The Sharing of the Screens

Get ready for the day when your big screen and your small screens work together to connect you with shows and products.

TV advertising multiple screens

The trend is toward a syncing of screens. Photo courtesy of Flickr user Mr. Tea.

This is what election night is like in America these days:

I had gathered with about dozen other people, ostensibly to watch the results on TV. But the TV received, at best, divided attention.

To my left, my wife Carol had fired up her laptop and was foraging for results on websites that might have vote totals more current than what was on the big screen. To her left, another woman was zeroed in on her smart phone and to my right, two more guests were doing the same. So was I, for that matter. I kept one eye on the TV so I didn’t miss any states changing color, but my good eye was focused on my smart phone, where I was following the running commentary of Facebook friends.

Of the people in the room, at least half were furiously working another screen.

And then, when NBC called the election for Barack Obama, our hostess jumped up and, with her smart phone, snapped a picture of the announcement on the TV screen, closing, for one fleeting moment, the screenfest loop.

Thinking small

Earlier that same day, appropriately, the Norwegian company never.no launched an interactive content tool called Sync. It’s designed to give advertisers the opportunity to jump on to the second screen so a commercial gets the attention for which the sponsor has paid. But we’re not talking about just showing the same ad at the same time on a smaller screen. That would be both lame and annoying.

No, Sync is meant to actually put an ad in play on the screen where the action is. You’d be encouraged to interact with it–answering poll questions, getting more info about a product, maybe even sharing a clip about it on Facebook and Twitter. And as this approach gets more sophisticated, the thinking goes, it will become possible to flip things around so that the audience can influence an ad in real time, perhaps by selecting an ending from several different choices.

For advertisers this would be a beautiful thing–genuine viewer engagement in an experience that makes an ad personal and extends its life beyond its 30 seconds on screen. All while tracking the behavior of all those people interacting with it.

Screen on me

Other companies have also been trying to master the two-screen shuffle, including Shazam, the outfit best known for creating the mobile app that can tell you the name of a song once it hears the music. Starting with the Super Bowl last February, when it worked with more than half of the event’s advertisers to steer owners of its app to bonus content, Shazam has been refining the process of using mobile phones to connect viewers in more personal ways to TV programs and advertisers.

It still follows its original concept of recognizing sounds or music to identify a show or sponsor, but now it takes the next step of actually providing opportunities to bond with a product.

The latest example rolled out in Ireland a few days ago, an ad for Volvo. Anyone with the Shazam app on their phone–and there reportedly are now more than 250 million people around the world who have it–can “tag” the Volvo ad when it comes on TV and that, among other extras, allows them to then sign up for a free test drive and get a chance to win an iPad mini.

Take this personally

Okay, but how many of us really want to engage with a commercial? Don’t we do just about anything to avoid watching them? People in the multi-screen business acknowledge this. They know people tend to resent the intrusion of ads into the personal space of their phones and that many would much rather play Words With Friends during commercials than get all chummy with a bathroom cleaner.

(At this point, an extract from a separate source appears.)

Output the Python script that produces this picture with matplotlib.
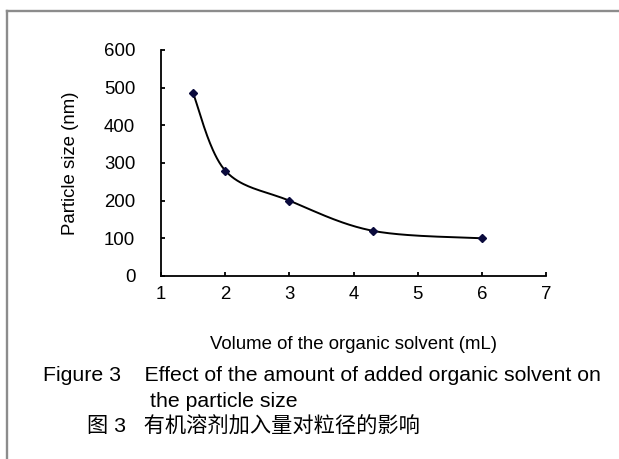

And yet while recent research found that at least three out of four TV viewers say they use some other device while watching, a nice chunk of them–more than a third–say they’ve used their cell phone or digital tablet to browse for products spotted in a show or ad.

So the inclination is there. The key for advertisers is learning to create true value for viewers in the experience they provide on the small screens, a real reason to interact, not just some shrunken message of what they put on the TV screen.

Which brings me back to the election. There’s already talk that four years from now, political advertising will need to move into the multi-screen world of the 21st century. It will need to evolve beyond the thinking that volume is everything, that the days are over when the winner invariably was the side that could hammer home its message most often.

A case in point: An analysis of Super PAC spending published this week by the Sunlight Foundation found that American Crossroads, which spent more than $100 million on campaign advertising this year, had a success rate of just 1.29 percent.

Screen gems

Here are more recent developments in efforts to reach people on multiple screens:

  • Life imitates TV: NBC will begin using a social TV app called Zeebox, which not only allows viewers to converse in real time with friends watching the same show, but also now will provide them with info on how they can purchase items in shows, particularly clothing and kitchen products.
  • When you wish you were a star: A live ad for the recent launch in Great Britain of the popular Xbox video game Halo 4 featured a “roll call of honor,” a display of the names and pictures of randomly selected gaming fans who opted in via Facebook. The ad also showed, in real time, the number of people playing Halo 4 on Xbox Live.
  • You make the call…in 140 characters or less: Also in the U.K., a recent campaign for Mercedes-Benz allowed viewers to vote on Twitter to determine how an ad featuring a chase scene should end.
  • Will only redheads see ads for ginger snaps?: Earlier this fall Allstate worked with DirecTV and the Dish Network to target the audience so that only renters saw an ad for renter’s insurance.